Hospitals are facing significant financial challenges due to rising costs, labor shortages, and an influx of denied claims. A Kaiser Family Foundation study found that insurance companies initially deny 17% of claims on average, even for in-network care. The rate of claims denials by payers rose to 11% in 2022 from 10.2% in 2021, resulting in an average of 110,000 unpaid claims per health system that require additional time and expertise to overturn.
Artificial Intelligence (AI) has the potential to revolutionize denials management by streamlining claims processing, enhancing coding accuracy, and extracting essential information from medical records and payer contracts. AI-powered solutions include selection models for account prioritization, workflow acceleration, improved price accuracy, and predictive trend analysis.
Implementing AI in revenue cycle management (RCM) requires consideration of technical, data, talent, and operational factors. Building effective AI models demands quality data, skilled data scientists, robust platforms, and understanding of evolving regulations. Collaboration with industry-leading RCM innovators can accelerate a health system’s path to stronger financial health.
Large Language Models (LLMs) present both tremendous potential and considerable uncertainty in healthcare. Major players like Google are developing healthcare-specific LLM platforms to mitigate risks.
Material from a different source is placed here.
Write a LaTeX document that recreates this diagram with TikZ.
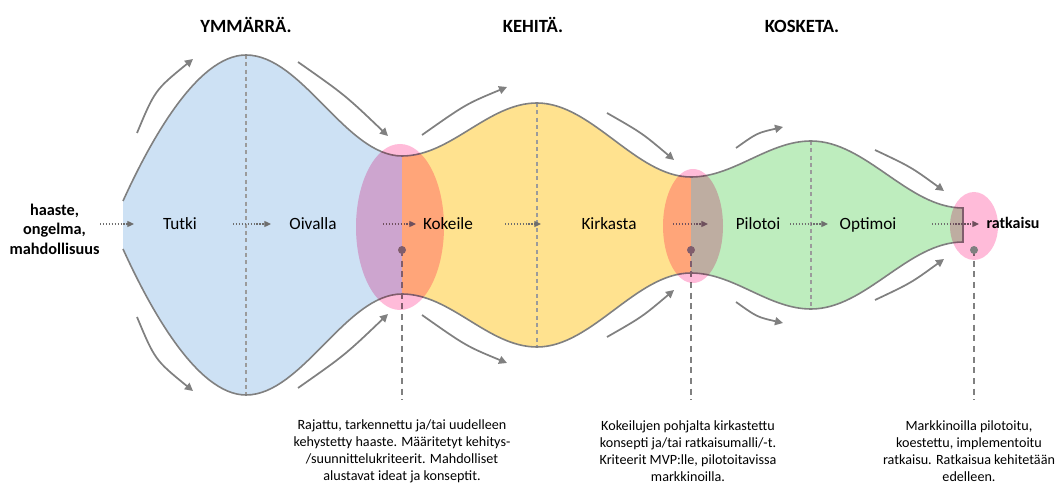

Healthcare organizations are advised to start small, leveraging AI for their most challenging problems, such as patient collections.
Interoperability is critical for successful AI implementation in RCM. The underlying data infrastructure must be capable of routing claim-level, clinical, contract, and operational data to AI models and integrating results into operational workflows. As payers increasingly use AI to process claims, healthcare providers can’t afford to delay adopting AI to benefit their revenue cycle and address the growing challenges in denials management.